To Pledge or Not to Pledge?

To Pledge or Not to Pledge?

By Christie Do “…With liberty and justice for all.” Those words fill the air with many different opinions at Lincoln High after the Nebraska Board of Education unanimously voted to make it mandatory for all Nebraskan Schools to set time aside for the Pledge of Allegiance every day. Many students voice their opposition in participating

Some students in Chris Maly’s 5th period IB English 1 class stand and recite the Pledge of Allegiance while others choose not to on Sept. 5, 2012. The Nebraska State Board of Education recently passed a measure requiring schools to set aside time during the day for the pledge. individual participation is optional. Photo by Christie Do

By Christie Do

“…With liberty and justice for all.” Those words fill the air with many different opinions at Lincoln High after the Nebraska Board of Education unanimously voted to make it mandatory for all Nebraskan Schools to set time aside for the Pledge of Allegiance every day. Many students voice their opposition in participating by sitting down and not saying the pledge, while others stand up proudly with their hands over their heart.

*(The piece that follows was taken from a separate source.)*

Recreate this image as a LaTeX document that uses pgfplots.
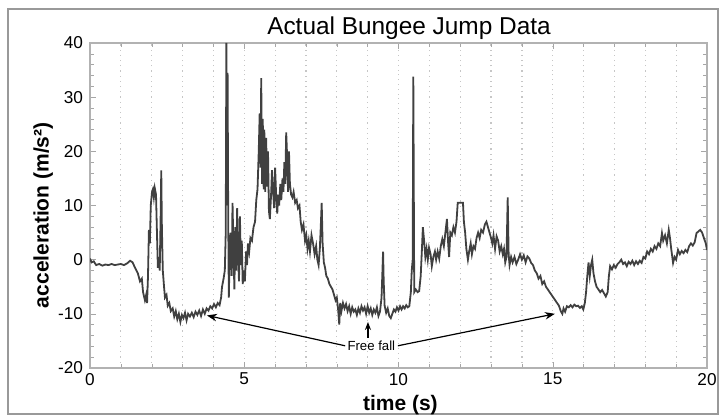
\documentclass[border=0pt]{standalone}
\usepackage{fontspec}
\setmainfont{Liberation Sans}
\usepackage{pgfplots}
\pgfplotsset{compat=1.18}
\usetikzlibrary{arrows.meta}

\pgfplotstableread{
t a
0 0.2
0.05 -0.5
0.12 -0.3
0.2 -1.0
0.3 -0.8
0.4 -1.1
0.5 -0.9
0.6 -1.0
0.7 -0.8
0.8 -1.0
0.9 -0.9
1.0 -0.8
1.1 -1.0
1.2 -0.7
1.3 -0.2
1.38 -0.5
1.46 -1.5
1.55 -2.5
1.62 -4.0
1.68 -3.5
1.72 -6.0
1.78 -7.5
1.82 -6.5
1.85 -8.0
1.88 -3.0
1.91 5.5
1.94 3.0
1.97 10.0
2.01 12.5
2.04 13.0
2.07 11.5
2.10 13.2
2.14 12.0
2.17 5.0
2.20 -1.5
2.23 0.5
2.26 -2.0
2.29 8.0
2.31 16.5
2.33 6.0
2.36 -2.0
2.40 -5.0
2.43 -7.0
2.48 -6.5
2.52 -8.5
2.57 -8.0
2.62 -9.5
2.68 -9.0
2.73 -10.5
2.78 -9.5
2.83 -11.0
2.88 -10.0
2.93 -11.5
2.98 -10.2
3.03 -10.8
3.08 -9.8
3.13 -11.2
3.18 -10.0
3.24 -10.5
3.30 -9.8
3.36 -10.6
3.42 -9.6
3.48 -10.2
3.54 -9.4
3.60 -10.4
3.66 -9.2
3.72 -10.0
3.78 -9.0
3.84 -9.4
3.90 -8.6
3.96 -9.0
4.02 -8.2
4.08 -8.8
4.14 -8.0
4.20 -8.4
4.25 -7.0
4.28 -5.0
4.33 -3.5
4.37 -2.0
4.40 5.0
4.42 40.0
4.44 10.0
4.46 34.5
4.48 8.0
4.50 -7.0
4.53 2.0
4.56 5.0
4.59 -3.0
4.62 10.5
4.65 2.0
4.68 -5.5
4.71 6.0
4.74 -2.0
4.77 9.5
4.80 0.5
4.83 -4.0
4.86 8.0
4.89 -1.0
4.92 3.5
4.95 -4.5
4.99 -2.0
5.02 -4.0
5.06 1.5
5.09 -1.0
5.12 3.0
5.16 1.5
5.20 4.0
5.25 3.5
5.30 6.0
5.35 7.0
5.39 11.0
5.43 13.0
5.47 20.0
5.50 27.0
5.53 17.0
5.55 33.5
5.58 14.0
5.60 26.0
5.63 13.0
5.65 24.0
5.68 12.5
5.71 22.5
5.74 13.5
5.77 20.0
5.80 9.0
5.83 7.5
5.87 12.0
5.90 16.5
5.93 13.0
5.97 9.5
6.00 17.0
6.04 11.0
6.07 8.5
6.10 12.0
6.13 10.0
6.17 14.0
6.20 11.0
6.24 15.0
6.27 12.5
6.30 18.0
6.33 14.0
6.36 23.5
6.39 19.0
6.42 12.5
6.45 20.0
6.48 14.0
6.52 12.0
6.56 11.5
6.60 12.5
6.65 10.5
6.70 11.0
6.74 9.5
6.79 10.0
6.83 7.0
6.87 5.5
6.92 6.5
6.97 3.5
7.01 4.5
7.05 2.0
7.09 3.5
7.13 1.5
7.18 4.5
7.23 3.0
7.28 1.0
7.33 2.5
7.37 0.0
7.41 -1.0
7.45 2.0
7.48 6.0
7.51 10.5
7.54 3.0
7.58 -0.5
7.62 -1.5
7.66 -3.0
7.71 -3.5
7.76 -4.5
7.81 -5.0
7.86 -5.5
7.91 -6.5
7.96 -7.5
8.00 -7.0
8.04 -9.0
8.08 -12.0
8.11 -8.0
8.15 -9.5
8.20 -8.0
8.25 -9.0
8.30 -8.2
8.35 -9.5
8.40 -8.6
8.45 -10.0
8.50 -8.8
8.55 -9.6
8.60 -9.2
8.65 -10.2
8.70 -9.0
8.75 -9.8
8.80 -8.6
8.85 -9.4
8.90 -8.8
8.95 -10.0
9.00 -8.6
9.05 -9.8
9.10 -9.0
9.15 -10.2
9.20 -9.2
9.25 -9.8
9.30 -8.8
9.35 -10.4
9.40 -9.6
9.45 -7.0
9.48 -2.0
9.50 1.5
9.52 -4.0
9.55 -8.5
9.60 -9.8
9.65 -9.0
9.70 -10.4
9.75 -10.8
9.80 -10.0
9.85 -9.2
9.90 -9.6
9.95 -8.8
10.00 -9.4
10.05 -8.6
10.10 -9.2
10.15 -8.6
10.20 -9.0
10.25 -8.4
10.30 -8.8
10.35 -8.6
10.40 -6.0
10.43 -2.0
10.46 0.0
10.48 33.8
10.51 -6.0
10.56 -5.5
10.62 -6.0
10.67 -5.8
10.72 -3.0
10.76 2.0
10.79 6.0
10.83 3.5
10.87 0.5
10.91 2.0
10.95 0.0
10.99 2.2
11.04 1.0
11.08 -1.2
11.13 0.5
11.18 1.5
11.22 0.0
11.27 1.5
11.32 0.2
11.37 2.5
11.42 3.8
11.47 2.5
11.52 5.0
11.57 7.5
11.61 3.0
11.64 0.5
11.68 5.0
11.73 4.5
11.78 6.0
11.83 5.0
11.88 7.0
11.92 10.5
11.97 10.5
12.03 10.5
12.09 10.5
12.12 7.0
12.16 5.0
12.20 2.0
12.25 0.0
12.29 1.5
12.34 3.0
12.38 1.0
12.43 2.5
12.48 2.0
12.53 4.0
12.58 5.0
12.63 4.0
12.68 5.5
12.74 5.0
12.80 6.5
12.85 7.0
12.90 6.0
12.95 5.0
13.00 4.0
13.04 3.0
13.08 4.5
13.13 2.0
13.18 4.3
13.23 3.5
13.28 1.5
13.33 2.5
13.38 1.0
13.42 2.0
13.46 -0.5
13.50 0.5
13.54 11.5
13.57 1.0
13.60 -1.0
13.65 0.5
13.70 -0.5
13.76 0.5
13.82 -0.8
13.88 0.0
13.94 1.0
14.00 0.0
14.06 0.8
14.12 -0.5
14.18 0.6
14.24 0.2
14.30 -0.6
14.36 -1.0
14.42 -2.0
14.48 -2.5
14.54 -3.5
14.60 -3.0
14.66 -4.5
14.72 -4.0
14.78 -5.0
14.84 -5.5
14.90 -6.0
14.96 -6.5
15.02 -7.0
15.08 -7.5
15.14 -8.0
15.20 -8.5
15.26 -9.5
15.31 -10.0
15.35 -9.0
15.40 -9.6
15.46 -8.6
15.52 -8.8
15.58 -8.4
15.64 -8.8
15.70 -8.3
15.76 -8.6
15.82 -8.5
15.88 -8.9
15.94 -8.6
15.99 -9.2
16.04 -8.0
16.08 -6.0
16.12 -3.0
16.16 -0.5
16.20 -3.0
16.24 -1.0
16.28 0.0
16.32 -2.5
16.37 -4.0
16.42 -5.0
16.48 -5.5
16.54 -6.0
16.60 -5.6
16.66 -6.2
16.72 -6.8
16.78 -6.0
16.82 -3.0
16.86 -1.2
16.92 -1.8
16.98 -1.0
17.04 -1.5
17.10 -0.8
17.16 -0.5
17.22 0.0
17.28 -0.8
17.34 -0.5
17.40 -1.2
17.46 -0.4
17.52 -0.8
17.58 -0.2
17.64 -1.0
17.70 -0.3
17.76 -0.8
17.82 -0.2
17.88 -0.6
17.94 0.5
18.00 0.2
18.06 1.5
18.12 1.0
18.18 2.0
18.24 1.5
18.30 2.5
18.36 2.0
18.42 3.0
18.48 2.5
18.54 4.9
18.58 3.5
18.64 4.5
18.70 3.0
18.76 5.5
18.80 4.0
18.84 2.0
18.90 -0.6
18.95 0.5
19.00 0.0
19.06 1.8
19.12 1.0
19.18 1.6
19.24 1.2
19.30 1.8
19.36 1.4
19.42 2.5
19.48 3.0
19.54 2.6
19.60 3.2
19.66 4.9
19.72 5.2
19.78 5.5
19.84 5.0
19.90 4.0
19.96 3.0
20.0 1.8
}\jumpdata

\begin{document}
\begin{tikzpicture}
\useasboundingbox (-45pt,-23.5pt) rectangle (316.5pt,184pt);
\draw[gray!80, line width=0.8pt] (-41pt,-23pt) rectangle (314pt,179.5pt);
\begin{axis}[
    at={(0pt,0pt)}, anchor=south west,
    scale only axis,
    width=308.5pt, height=162.5pt,
    xmin=0, xmax=20, ymin=-20, ymax=40,
    xtick={0,5,10,15,20},
    ytick={-20,-10,0,10,20,30,40},
    minor x tick num=4,
    minor y tick num=4,
    xminorgrids, xmajorgrids,
    grid style={gray!45, dotted, line width=0.6pt},
    minor grid style={gray!45, dotted, line width=0.6pt},
    axis line style={gray!60, line width=1pt},
    tick style={gray!70},
    tick align=inside,
    major tick length=3pt,
    minor tick length=2pt,
    ticklabel style={font=\fontsize{8.6}{10}\selectfont},
    /pgf/number format/assume math mode=true,
    xticklabel style={yshift=1pt},
    xlabel={\textbf{time (s)}},
    ylabel={\textbf{acceleration (m/s²)}},
    label style={font=\fontsize{10.5}{12}\selectfont},
    xlabel style={at={(axis description cs:0.503,0)}, anchor=north, yshift=-10pt},
    ylabel style={at={(axis description cs:0,0.47)}, yshift=15pt},
    clip=true,
]
\addplot[black!75, line width=0.9pt] table[x=t, y=a] {\jumpdata};
\draw[-{Stealth[length=5pt]}, black, line width=0.6pt] (axis cs:8.27,-15.9) -- (axis cs:3.79,-10.3);
\draw[-{Stealth[length=5pt]}, black, line width=0.6pt] (axis cs:9.98,-15.9) -- (axis cs:15.07,-10.0);
\draw[-{Stealth[length=4pt]}, black, line width=0.8pt] (axis cs:9.01,-14.4) -- (axis cs:9.01,-11.5);
\node[font=\fontsize{6.6}{8}\selectfont, inner sep=1pt] at (axis cs:9.12,-15.9) {Free fall};
\end{axis}
\node[font=\fontsize{12.2}{14}\selectfont] at (159.5pt,170pt) {Actual Bungee Jump Data};
\end{tikzpicture}
\end{document}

Some students voiced their opinions on many different aspects of the pledge, such as whether or not the pledge should be mandatory, what it means to recite it, and so forth, on The Advocate Online and through interviews.  Senior, Alex Sorensen, told us “I came to the conclusion that even though I said the Pledge all through elementary school and now in high school I have never once been taught about what it means to pledge your allegiance to your flag. This makes me feel like people are just blinding swearing to stand by their country even if something is done that the said individual does not believe in.”

Junior, Jenny Haar, said “When I heard about this new law, my first thought was “Don’t our legislators have anything better to do with their time?”  Requiring schools to say the Pledge of Allegiance seems like one of those laws that gets passed so that the legislators can say “Hey, look, we’re doing something!”  Yes, the law does have a purpose, but is promoting patriotism in schools really the issue that needs legislators’ time and attention right now?  In this day and age, we have so many important social and political issues, and we’re spending our time making sure that schoolchildren say the Pledge of Allegiance?  Patriotism is a good thing, but will saying the Pledge every day really even promote it?…If you really want to promote patriotism, teach about the Pledge of Allegiance, and how it was written, and what it meant to the people who wrote it, and what it means to people now.  Learning the words and reciting the words won’t do any good, in fact, if they become just another tedious habit, people will be even less likely to want to understand them.  ”

Senior, Katie Chipalski, states “I don’t really have a religion right now, therefore I feel like something is being pushed into my face. I also feel as though if you sit in class and ignore what’s going on, you may be judged as “”unAmerican””. I am not a supporter for saying the Pledge in school.”

Junior, Nikolai Nastin, felt “What’s wrong with honoring the land that you live in? Is the flag, the symbol of America, really not worth standing up for? Isn’t that what this country was founded on? A ‘new’ land of opportunity?…Sure – America has done some horrible and otherwise malicious things, but I respect the American people and their help to me as an immigrant – not what the back-room bottom-line of the government is now-a-days. I think respecting the American flag is merely showing your gratitude not only for the people of America, but for those who lost their lives GIVING you that freedom – for freaken FREE.”